Figure 7 is a graph showing the relationship between different signal-to-noise ratios and capture probabilities when the input signal strengths are 0 dBm, -10 dBm, -20 dBm, -30 dBm, and -40 dBm, respectively. As

can be seen from Figure 7, when the signal-to-noise ratio is greater than -14 dB, the input signal strength of 0 to -30 dBm can meet the system performance requirements; when the signal-to-noise ratio is greater than -15 dB, the capture probability can meet the system requirements when the input signal strength is -10 to -30 dBm; when the signal-to-noise ratio is greater than -16 dB, the capture probability can meet the system requirements when the input signal strength is -20 dBm and -30 dBm. Considering that although the truncation is simulated in the Simulink environment, there may be other effects in the actual hardware operation, so there will still be differences in actual use. According to the test results of the actual hardware, the performance of the actual intermediate frequency direct-spread receiver is 3 to 4 dB different from the simulation results, but this difference is acceptable. The analysis of the simulation results can provide a basis for the allocation of system indicators.

4. Brief Analysis of System Index Allocation

Usually, the receiver of a communication system has a certain distance from the sender. When the distance is determined, the dynamic range of the receiver must be determined. Usually, the dynamic range of the receiving system consists of two parts: the RF dynamic range and the IF dynamic range. When the signal-to-noise ratio converted to the IF demodulation is determined, the RF dynamic range is also determined.

Assuming that the sensitivity of a receiving system is -100 dBm and the dynamic range is 90 dB, that is, when the system input signal is from -10 to -100 dBm, the receiving system demodulation data bit error rate output is required to meet the requirements. If the indicator allocated by the system to the IF is 0 dBm for the input signal strength, the dynamic range of the RF must be 90 dB; if the indicator allocated by the system to the IF is 0 to -30 dBm, the dynamic range of the RF becomes 60 dB.

The dynamic range of the IF receiver mainly depends on the dynamic range of the A/D, the signal processing algorithm and the noise of the digital processing circuit itself. Since the dynamic range of the A/D is relatively large, the dynamic range of the actual IF receiver mainly depends on the signal processing algorithm itself, such as the truncation processing allowed by the entire system resources, whether there is internal AGC processing, etc.

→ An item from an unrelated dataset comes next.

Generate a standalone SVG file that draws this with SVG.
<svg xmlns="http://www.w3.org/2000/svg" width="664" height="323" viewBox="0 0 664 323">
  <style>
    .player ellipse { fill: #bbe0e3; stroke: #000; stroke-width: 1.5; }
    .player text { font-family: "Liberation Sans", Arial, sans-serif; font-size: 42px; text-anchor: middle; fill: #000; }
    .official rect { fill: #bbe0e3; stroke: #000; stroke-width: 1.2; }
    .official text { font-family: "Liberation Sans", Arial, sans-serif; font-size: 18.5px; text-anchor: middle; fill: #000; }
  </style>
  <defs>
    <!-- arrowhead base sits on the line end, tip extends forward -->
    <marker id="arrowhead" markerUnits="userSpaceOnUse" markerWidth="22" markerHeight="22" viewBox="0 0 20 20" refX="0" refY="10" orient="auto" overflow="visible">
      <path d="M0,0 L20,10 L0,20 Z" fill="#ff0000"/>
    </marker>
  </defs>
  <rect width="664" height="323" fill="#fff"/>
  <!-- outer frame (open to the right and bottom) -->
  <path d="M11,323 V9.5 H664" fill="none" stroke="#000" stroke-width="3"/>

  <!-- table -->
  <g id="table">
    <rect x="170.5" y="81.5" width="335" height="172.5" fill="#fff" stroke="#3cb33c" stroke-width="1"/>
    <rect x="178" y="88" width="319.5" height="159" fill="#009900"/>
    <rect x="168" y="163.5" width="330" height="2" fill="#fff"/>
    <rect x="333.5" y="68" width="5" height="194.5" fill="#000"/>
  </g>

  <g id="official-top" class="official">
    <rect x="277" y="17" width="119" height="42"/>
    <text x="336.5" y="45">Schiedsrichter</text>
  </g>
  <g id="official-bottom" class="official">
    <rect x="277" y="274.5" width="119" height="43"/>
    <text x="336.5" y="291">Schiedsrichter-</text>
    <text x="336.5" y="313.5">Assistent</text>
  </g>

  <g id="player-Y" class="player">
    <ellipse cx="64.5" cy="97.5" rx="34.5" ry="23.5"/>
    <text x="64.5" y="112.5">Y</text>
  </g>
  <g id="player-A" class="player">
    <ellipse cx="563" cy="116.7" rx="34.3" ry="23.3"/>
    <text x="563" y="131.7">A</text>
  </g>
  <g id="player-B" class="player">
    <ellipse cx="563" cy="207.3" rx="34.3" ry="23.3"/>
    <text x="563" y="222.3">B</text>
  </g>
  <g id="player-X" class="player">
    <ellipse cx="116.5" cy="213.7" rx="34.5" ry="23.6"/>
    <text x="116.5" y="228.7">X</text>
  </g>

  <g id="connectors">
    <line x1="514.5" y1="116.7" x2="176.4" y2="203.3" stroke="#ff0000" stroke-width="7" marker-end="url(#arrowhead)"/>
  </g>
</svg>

Through simulation analysis, we can see that if the system allocates performance indicators and properly taps the dynamic capabilities of the IF receiver, on the one hand, the performance of the IF receiver can be improved accordingly, such as when the input signal strength is 0 dBm and the signal-to-noise ratio is greater than -14 dB, the demodulated data can meet the system requirements, and when the input signal is -30 dBm, the signal-to-noise ratio can still meet the system bit error rate requirements when it is -16 dB, which is equivalent to improving the receiving capability of the entire system; on the other hand, it also reduces the dynamic range of the RF and reduces the cost of the RF components accordingly. The design of the IF receiver algorithm usually does not involve hardware costs, but the improvement of RF indicators must be at the expense of hardware costs. Therefore, if the system allocates indicators reasonably, the cost performance of the entire receiving system can be improved.

5 Conclusion

Based on the introduction of data link technology, the working principle of spread spectrum communication system and the functions and characteristics of Matlab/Simulink, a simulation platform for a burst data link communication system was built using the Matlab/Simulink software platform; a component model library was developed using the graphical modeling capabilities and complete functional module library of the Simulink environment. Although the synchronization algorithm of this system needs to be further optimized, the simulation analysis of the system's rapid capture capability and the testing of the signal-to-noise ratio and capture probability performance under different input signal strengths provide a basis for the system's component indicator allocation.